Are you sure you want to adopt? I am sure you can have another child of your own?
Why wouldn't you adopt a child in the US, there are plenty of orphans here?
Why Ethiopia, just because it is something different?
Are you sure the child will not have HIV?

Hmm, I answered these questions as nicely as I could, but now that I have some experience with this I probably would not be as nice. First of all, "Why the heck would anyone not want to adopt a child in need of a home?". There are millions of orphans in this world and EVERY child deserves a forever family. For some reason people seemed to get caught up on the idea that a adopted child is not the parent's "real child". I have to say that the amount of love I feel for my daughter is no less then what I feel for my son. She is in every way "my child". As far as the international versus domestic question, this is a very personal decision.
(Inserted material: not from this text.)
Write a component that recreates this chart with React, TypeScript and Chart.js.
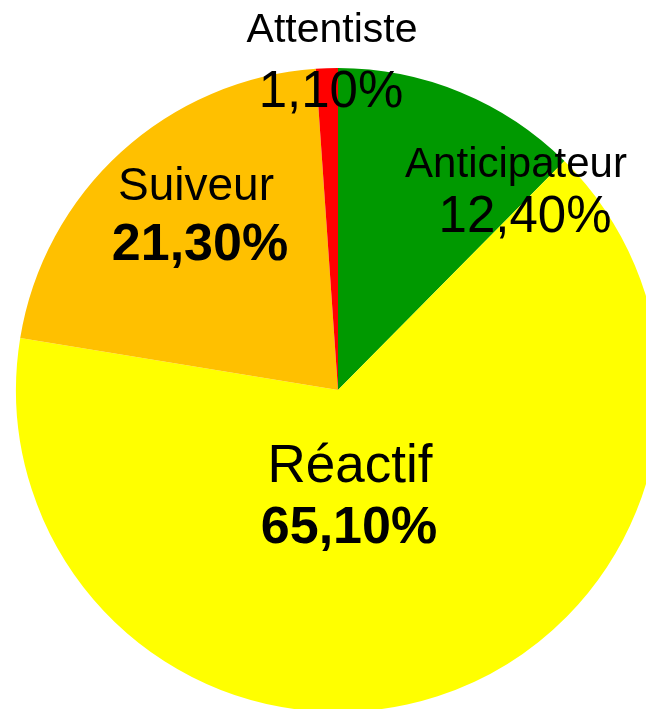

For various reasons we felt drawn to international adoption. Again once we decided to adopt internationally the choice of which country is also a very personal one. Each country has differences in the amount of time that a family waits to receive a referral and travel to their child, differences in the paperwork required, the fees to be funded, and level of care that the children receive in country, and the requirements of the country for whether parents are even eligible or not to adopt from that country.

I did my research and we decided that Ethiopia was the best fit for our first adoption. Orphans come into care in Ethiopia for various reasons. Both of the child's parents may be deceased or one parent may be living and unable to provide for the basic needs of the child. What I know for sure from our experience in Ethiopia is that they love their children dearly and no child is handed over to a orphanage by his or her family without it being the last resort. Adoption from Ethiopia is no longer "unusual" as one person had asked me. In 2008 1,724 children were adopted from Ethiopia into the US and this does not include the number of children going into homes in European countries. Unfortunately international adoption is not perfect and as country programs grow the challenge of ensuring ethical practices will increase. This is probably a whole new topic for another day. What I do know is that there are no easy solutions on how to correct the situation that results in millions of orphans in the first place. I am the first to admit that adoption is not the answer to the world's "orphan crisis". Yet there continues to be a enormous need for willing adoptive parents, particularly those who would be open to a child with special needs, a sibling group or a older child.